> WHAT THE TASK REQUIRES: Take the lines of the data below from the very first through the line containing "5.5, 6.0, 6.5, 7.0, 7.5, 8.0, 8.5, 9.0, 9.5, 10.0]" and output them exactly, pictures excluded.

> GIVEN INFORMATION:
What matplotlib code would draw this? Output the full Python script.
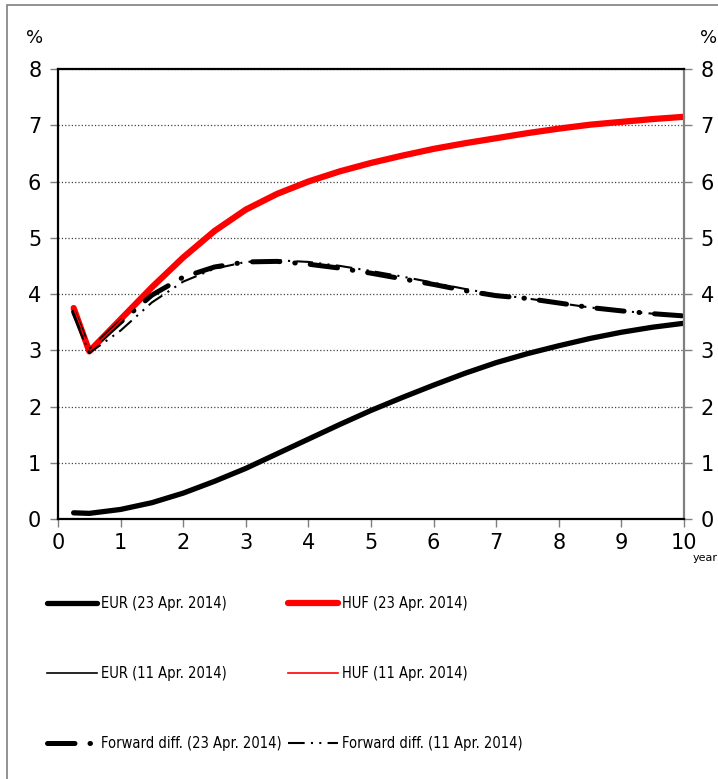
import matplotlib
matplotlib.use("Agg")
import matplotlib.pyplot as plt
from matplotlib.patches import Rectangle
from matplotlib import font_manager

# maturities (years)
years = [0.25, 0.5, 1.0, 1.5, 2.0, 2.5, 3.0, 3.5, 4.0, 4.5, 5.0,
         5.5, 6.0, 6.5, 7.0, 7.5, 8.0, 8.5, 9.0, 9.5, 10.0]

eur_23 = [0.11, 0.10, 0.17, 0.29, 0.46, 0.67, 0.90, 1.16, 1.42, 1.68, 1.93,
          2.16, 2.38, 2.59, 2.78, 2.94, 3.08, 3.21, 3.32, 3.41, 3.48]
eur_11 = [0.11, 0.10, 0.16, 0.28, 0.45, 0.66, 0.89, 1.15, 1.41, 1.67, 1.92,
          2.15, 2.37, 2.58, 2.77, 2.93, 3.07, 3.20, 3.31, 3.40, 3.47]
huf_23 = [3.75, 2.98, 3.55, 4.12, 4.65, 5.12, 5.50, 5.78, 6.00, 6.18, 6.33,
          6.46, 6.58, 6.68, 6.77, 6.86, 6.94, 7.01, 7.06, 7.11, 7.15]
huf_11 = [3.75, 2.98, 3.52, 4.09, 4.62, 5.09, 5.47, 5.76, 5.98, 6.16, 6.31,
          6.44, 6.56, 6.66, 6.75, 6.84, 6.92, 6.99, 7.05, 7.10, 7.14]
fwd_23 = [3.68, 3.00, 3.50, 3.98, 4.30, 4.48, 4.57, 4.58, 4.53, 4.46, 4.37,
          4.27, 4.17, 4.06, 3.97, 3.92, 3.84, 3.76, 3.70, 3.65, 3.61]
fwd_11 = [3.65, 2.95, 3.35, 3.85, 4.22, 4.45, 4.57, 4.60, 4.57, 4.50, 4.41,
          4.31, 4.20, 4.09, 3.99, 3.92, 3.84, 3.76, 3.70, 3.65, 3.62]

x_ticks = [0, 1, 2, 3, 4, 5, 6, 7, 8, 9, 10]
y_ticks = [0, 1, 2, 3, 4, 5, 6, 7, 8]

# pick a narrow font for the legend if one is around
narrow_file = None
for f in font_manager.fontManager.ttflist:
    if 'Narrow' in f.fname and 'Liberation' in f.fname and 'Bold' not in f.fname and 'Italic' not in f.fname:
        narrow_file = f.fname
        break
if narrow_file is None:
    for f in font_manager.fontManager.ttflist:
        if f.fname.endswith('DejaVuSansCondensed.ttf'):
            narrow_file = f.fname
            break
if narrow_file:
    leg_prop = font_manager.FontProperties(fname=narrow_file, size=10.5)
else:
    leg_prop = font_manager.FontProperties(family='DejaVu Sans', size=9.5)

fig = plt.figure(figsize=(7.18, 7.79), dpi=100)
ax = fig.add_axes([58/718, 1-519/779, (684-58)/718, (519-69)/779])

# outer frame of the chart
fig.patches.append(Rectangle((7/718, -0.01), 1.0, 1-5/779+0.01, transform=fig.transFigure,
                             fill=False, edgecolor='#7f7f7f', linewidth=1.2))

# thick lines first, thin lines on top
l1, = ax.plot(years, eur_23, color='black', lw=3.8, solid_capstyle='round',
              label='EUR (23 Apr. 2014)')
l4, = ax.plot(years, huf_23, color='red', lw=4.5, solid_capstyle='round',
              label='HUF (23 Apr. 2014)')
l3, = ax.plot(years, fwd_23, color='black', lw=3.6, dashes=(5.5, 3.0, 0.1, 3.0),
              dash_capstyle='round', label='Forward diff. (23 Apr. 2014)')
l2, = ax.plot(years, eur_11, color='black', lw=1.2, label='EUR (11 Apr. 2014)')
l5, = ax.plot(years, huf_11, color='red', lw=1.2, label='HUF (11 Apr. 2014)')
l6, = ax.plot(years, fwd_11, color='black', lw=1.5, dashes=(8, 3, 1, 3, 1, 3),
              label='Forward diff. (11 Apr. 2014)')

ax.set_xlim(0, 10)
ax.set_ylim(0, 8)
ax.set_xticks(x_ticks)
ax.set_yticks(y_ticks)
ax.grid(axis='y', linestyle=':', color='#444444', linewidth=0.9)
ax.set_axisbelow(True)

for s in ['left', 'bottom', 'top']:
    ax.spines[s].set_linewidth(1.6)
    ax.spines[s].set_color('black')
ax.spines['right'].set_color('#7f7f7f')
ax.spines['right'].set_linewidth(1.6)

ax.tick_params(axis='x', direction='out', length=6, width=1, color='#7f7f7f',
               labelsize=15, pad=4)
ax.tick_params(axis='y', direction='out', length=6, width=1, color='#7f7f7f',
               labelsize=15, pad=6, left=True, right=True, labelright=True)

fig.text(35/718, 1-38/779, '%', fontsize=13, ha='center', va='center')
fig.text(709/718, 1-38/779, '%', fontsize=13, ha='center', va='center')
fig.text(718/718, 1-558/779, 'year', fontsize=8, ha='right', va='center')

fig.legend(handles=[l1, l2, l3, l4, l5, l6], ncol=2, loc='upper left',
           bbox_to_anchor=(40/718, 1-589/779), frameon=False,
           prop=leg_prop, handlelength=3.4,
           handletextpad=0.3, columnspacing=0.45, labelspacing=3.75,
           borderpad=0)

fig.savefig('out.png', dpi=100)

> FINISHED EXERCISE:
What matplotlib code would draw this? Output the full Python script.
import matplotlib
matplotlib.use("Agg")
import matplotlib.pyplot as plt
from matplotlib.patches import Rectangle
from matplotlib import font_manager

# maturities (years)
years = [0.25, 0.5, 1.0, 1.5, 2.0, 2.5, 3.0, 3.5, 4.0, 4.5, 5.0,
         5.5, 6.0, 6.5, 7.0, 7.5, 8.0, 8.5, 9.0, 9.5, 10.0]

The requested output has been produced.